When someone asks, “How are you?”, how do you respond? Do you tell them you’re doing great, even though you’re really exhausted inside?
Feeling tired or run-down from time to time is a normal part of modern life. But feeling tired all the time – every day, all day – is not so normal. In fact, it can severely impact on your physical and mental health. It’s time to think about what might be making you so tired.
One of the most common causes of tiredness and adrenal fatigue is STRESS.
Stress is how you react to situations that you perceive to be threatening or dangerous. When your brain senses this kind of situation, it sets off a chain of chemical reactions that protect your body from harm; this is called the stress response, or more commonly ‘fight or flight’.
Your heart rate increases; your breathing quickens; your blood pressure rises; your muscles become tense. Other systems that are not immediately needed, such as digestion and immunity, slow down. Your body is preparing itself to run away from the threat.
What Is Chronic Stress?
Unlike acute stress, chronic stress can go on for weeks, months or even years. It can feel like unrelenting pressure that consumes your mind, body and soul. It might be caused by your job, your relationship, your finances, or any number of different factors. Long term, this type of stress can lead to wear and tear on the body.
Over time, the endocrine system response to chronic stress results in a high level of hormones circulating in the bloodstream. The effects of this include high blood pressure, muscle tissue damage, suppression of the immune system, inhibited growth and long-term impact on mental health. Heart disease, high cholesterol, type II diabetes, and depression have all been linked to chronic stress.
One of the most prominent symptoms of chronic stress is constant fatigue.
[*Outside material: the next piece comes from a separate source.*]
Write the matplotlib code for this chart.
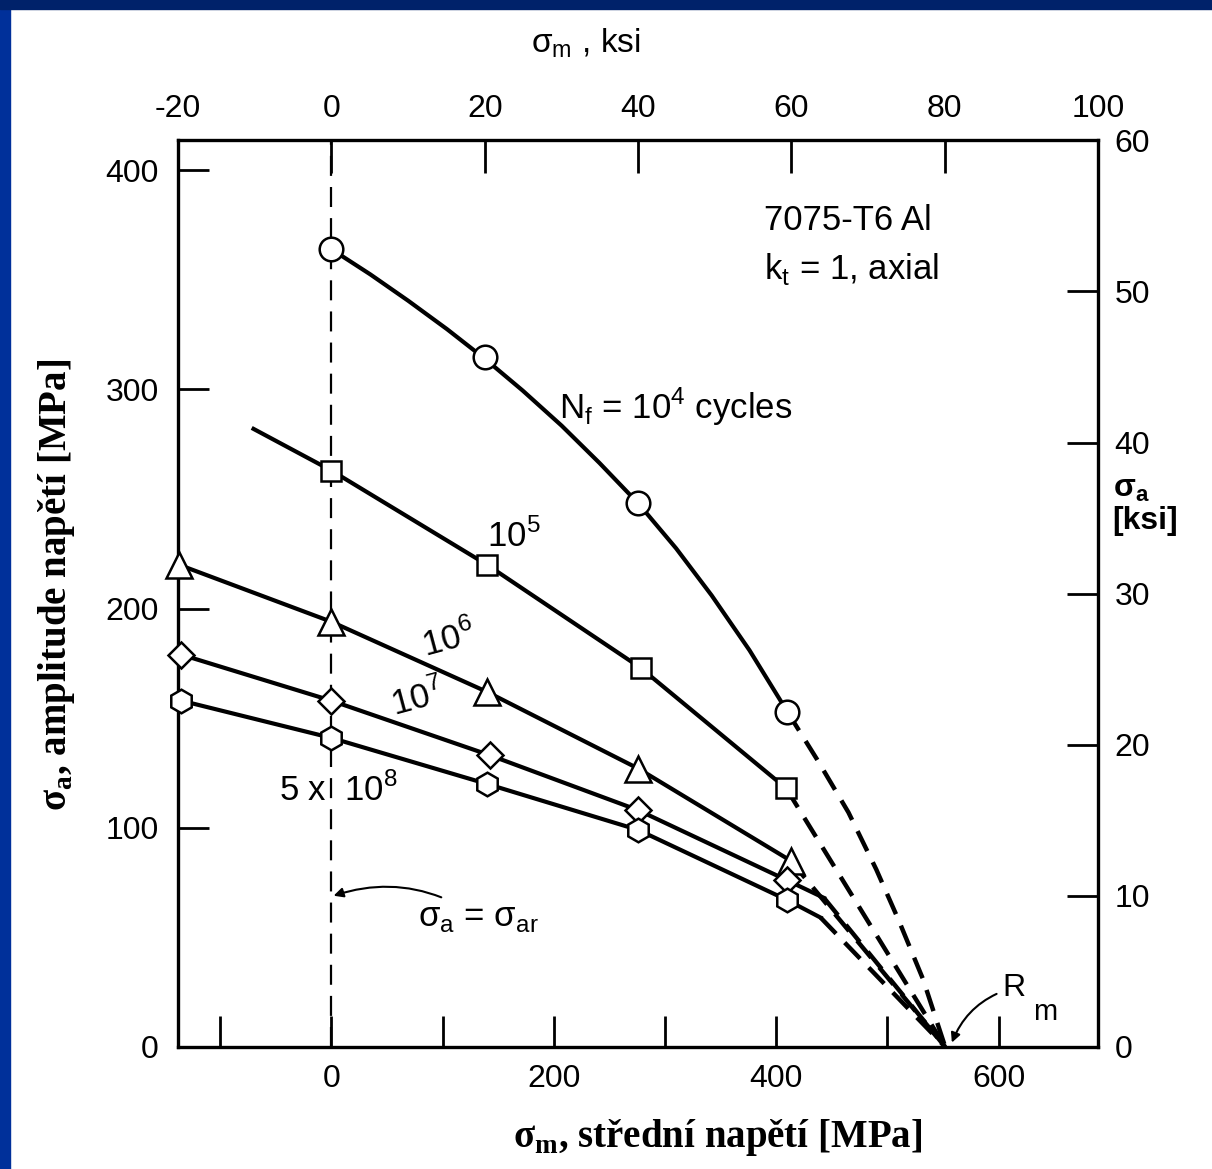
import matplotlib
matplotlib.use("Agg")
import matplotlib.pyplot as plt
from matplotlib.patches import Rectangle

plt.rcParams['font.family'] = ['Liberation Sans', 'DejaVu Sans']
plt.rcParams['axes.unicode_minus'] = False

KSI = 6.894757  # MPa per ksi
RM = 552

# N_f = 10^4 (circles)
line_sm_1e4 = [0, 35, 69, 104, 138, 172, 207, 241, 276, 310, 342, 376, 410]
line_sa_1e4 = [364, 352.5, 340.5, 327.5, 314, 299.5, 283.5, 266.5, 248, 227.5, 206, 181, 153]
mark_sm_1e4 = [0, 138, 276, 410]
mark_sa_1e4 = [364, 315, 248, 153]
tail_sm_1e4 = [410, 437, 465, 490, 510, 532, RM]
tail_sa_1e4 = [153, 131, 107, 81, 58, 31, 0]

# N_f = 10^5 (squares)
line_sm_1e5 = [-70, 0, 140, 278, 409]
line_sa_1e5 = [282, 263, 220, 173, 118]
mark_sm_1e5 = [0, 140, 278, 409]
mark_sa_1e5 = [263, 220, 173, 118]
tail_sm_1e5 = [409, RM]
tail_sa_1e5 = [118, 0]

# N_f = 10^6 (triangles)
line_sm_1e6 = [-137, 0, 140, 276, 413]
line_sa_1e6 = [220, 194, 162, 127, 85]
tail_sm_1e6 = [413, RM]
tail_sa_1e6 = [85, 0]

# N_f = 10^7 (diamonds)
mark_sm_1e7 = [-135, 0, 143, 276, 410]
mark_sa_1e7 = [179, 158, 133, 108, 76]
line_sm_1e7 = mark_sm_1e7 + [443]
line_sa_1e7 = mark_sa_1e7 + [68]
tail_sm_1e7 = [443, RM]
tail_sa_1e7 = [68, 0]

# N_f = 5x10^8 (hexagons)
mark_sm_5e8 = [-135, 0, 140, 276, 410]
mark_sa_5e8 = [158, 141, 120, 99, 67]
line_sm_5e8 = mark_sm_5e8 + [440]
line_sa_5e8 = mark_sa_5e8 + [59]
tail_sm_5e8 = [440, RM]
tail_sa_5e8 = [59, 0]

fig = plt.figure(figsize=(12.12, 11.69), dpi=100)
fig.patch.set_facecolor('white')
fig.patches.append(Rectangle((0, 0), 0.0085, 1, transform=fig.transFigure,
                             color='#00309a', zorder=-5))
fig.patches.append(Rectangle((0, 0.992), 1, 0.008, transform=fig.transFigure,
                             color='#00226a', zorder=-5))

ax = fig.add_axes([0.1469, 0.1044, 0.7591, 0.7756])
ax.set_xlim(-20 * KSI, 100 * KSI)
ax.set_ylim(0, 60 * KSI)

lw = 3.0
dash = (0, (5, 2.8))
mk = dict(mfc='white', mec='black', mew=1.8, ls='none', zorder=4, clip_on=False)

ax.plot(line_sm_1e4, line_sa_1e4, color='black', lw=lw)
ax.plot(mark_sm_1e4, mark_sa_1e4, marker='o', ms=17, **mk)
ax.plot(tail_sm_1e4, tail_sa_1e4, color='black', lw=3.2, ls=dash)

ax.plot(line_sm_1e5, line_sa_1e5, color='black', lw=lw)
ax.plot(mark_sm_1e5, mark_sa_1e5, marker='s', ms=14, **mk)
ax.plot(tail_sm_1e5, tail_sa_1e5, color='black', lw=3.2, ls=dash)

ax.plot(line_sm_1e6, line_sa_1e6, color='black', lw=lw)
ax.plot(line_sm_1e6, line_sa_1e6, marker='^', ms=19, **mk)
ax.plot(tail_sm_1e6, tail_sa_1e6, color='black', lw=3.2, ls=dash)

ax.plot(line_sm_1e7, line_sa_1e7, color='black', lw=lw)
ax.plot(mark_sm_1e7, mark_sa_1e7, marker='D', ms=13, **mk)
ax.plot(tail_sm_1e7, tail_sa_1e7, color='black', lw=3.2, ls=dash)

ax.plot(line_sm_5e8, line_sa_5e8, color='black', lw=lw)
ax.plot(mark_sm_5e8, mark_sa_5e8, marker='h', ms=17, **mk)
ax.plot(tail_sm_5e8, tail_sa_5e8, color='black', lw=3.2, ls=dash)

ax.axvline(0, color='black', lw=1.6, ls=(0, (9, 5)), zorder=1)

# axes styling
for s in ax.spines.values():
    s.set_linewidth(2.4)
ax.set_xticks([-100, 0, 100, 200, 300, 400, 500, 600])
ax.set_xticklabels(['', '0', '', '200', '', '400', '', '600'])
ax.set_yticks([0, 100, 200, 300, 400])
ax.tick_params(axis='both', direction='in', length=22, width=2.0,
               labelsize=23, pad=14)
ax.tick_params(axis='x', pad=12)

top = ax.secondary_xaxis('top', functions=(lambda v: v / KSI, lambda v: v * KSI))
top.set_xticks([-20, 0, 20, 40, 60, 80, 100])
top.tick_params(direction='in', length=24, width=2.0, labelsize=23, pad=12)

right = ax.secondary_yaxis('right', functions=(lambda v: v / KSI, lambda v: v * KSI))
right.set_yticks([0, 10, 20, 30, 40, 50, 60])
right.tick_params(direction='in', length=22, width=2.0, labelsize=23, pad=12)

# labels
serif = ['Liberation Serif', 'DejaVu Serif']
fig.text(0.047, 0.50, 'σ$_\\mathregular{a}$, amplitude napětí [MPa]', rotation=90,
         ha='center', va='center', fontsize=28, fontweight='bold', family=serif)
fig.text(0.592, 0.027, 'σ$_\\mathregular{m}$, střední napětí [MPa]',
         ha='center', va='center', fontsize=28, fontweight='bold', family=serif)
fig.text(0.483, 0.963, 'σ$_\\mathregular{m}$ , ksi', ha='center', va='center',
         fontsize=24)
fig.text(0.918, 0.568, 'σ$_\\mathregular{a}$\n[ksi]', ha='left', va='center',
         fontsize=23, fontweight='bold', linespacing=1.05)

# annotations
fs = 25
ax.text(389, 377, '7075-T6 Al', fontsize=fs, va='center')
ax.text(389, 355, 'k$_\\mathregular{t}$ = 1, axial', fontsize=fs, va='center')
ax.text(205, 292, 'N$_\\mathregular{f}$ = 10$^\\mathregular{4}$ cycles',
        fontsize=fs, va='center')
ax.text(140, 233, '10$^\\mathregular{5}$', fontsize=fs, va='center')
ax.text(78, 186, '10$^\\mathregular{6}$', fontsize=fs, va='center', rotation=15)
ax.text(50, 159, '10$^\\mathregular{7}$', fontsize=fs, va='center', rotation=15)
ax.text(-47, 117, '5 x  10$^\\mathregular{8}$', fontsize=fs, va='center')
ax.annotate('σ$_\\mathregular{a}$ = σ$_\\mathregular{ar}$', xy=(2, 69), xytext=(78, 59),
            fontsize=fs, va='center',
            arrowprops=dict(arrowstyle='-|>', color='black', lw=1.5,
                            mutation_scale=14, shrinkA=2, shrinkB=0,
                            connectionstyle='arc3,rad=0.25'))
ax.annotate('R', xy=(558, 2), xytext=(603, 27), fontsize=23, va='center',
            arrowprops=dict(arrowstyle='-|>', color='black', lw=1.5,
                            mutation_scale=14, shrinkA=2, shrinkB=0,
                            connectionstyle='arc3,rad=0.25'))
ax.text(631, 16, 'm', fontsize=21, va='center')

fig.savefig('out.png', dpi=100, facecolor=fig.get_facecolor())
If you’re one of those people who is always tired, ask yourself now: are you facing chronic stress?
Symptoms Of Stress-Related Tiredness
While feeling tired or sleepy is the main symptom of chronic stress, it is also associated with several other symptoms, including:
- Muscle soreness or weakness
- Headaches or migraines
- Feeling snappy, irritable or moody
- Light-headedness, blurred vision or dizziness
- Poor appetite
- Poor memory
- Short attention span or inability to concentrate
- Low mood or feelings of hopelessness
- Lack of motivation
Why Chronic Stress Makes You Tired
When the stress response continues over a long period of time, it can affect you in different ways:
Stress causes adrenaline to start pumping in order to prepare your body for “fight or flight.” The adrenal glands flood your body with energy so that, when the time comes, you’ll be able to run away from the tiger chasing you. But when nothing happens – as is the case with most modern-day stress – that adrenaline runs out, causing you to crash.
It’s similar to drinking a pot of coffee in a short space of time: after the initial energy burst, you suddenly feel severely fatigued.
The Muscle Strain
Stress causes your muscles to tense up, ready to leap into action. The body uses a lot of energy to keep muscles in that tense state and, if they stay that way for hours on end, they’re going to get tired. You’ll find your whole body feels drained, and your muscles seem to ache and burn all over.
The Mental Fatigue
As well as straining your body physically, stress puts strain on your brain, too. When stressed, your brain is highly alert and trying to process all those thoughts and messages. All that activity is just as draining as physical exertion – so it’s no wonder that you feel mentally exhausted.
The Coping Mechanism
Once the body has been running at top speed for a while, it realizes that the only way it’ll get any rest is to MAKE you feel tired. After all, it’s when you’re tired that you actually slow down. Tiredness forces you to look for ways to rest, which makes it a potential coping mechanism that the body will turn to next time it’s stressed.
Dealing With Chronic Stress
If you can identify with the above symptoms as the causes of your tiredness, it’s time to take action.
Think carefully about what is causing your stress: work, family, health, a certain person or situation? In some cases, you won’t be able to avoid the ‘stressor’ entirely. What matters is taking steps to minimize the impact it has on your life. This is something you can discuss with a friend, counselor, or medical professional. You can also find lots of guidance in the program that Dr Wood and I created – The Adrenal Fatigue Solution.
Remember, chronic stress won’t go away by itself – it needs to be addressed by YOU.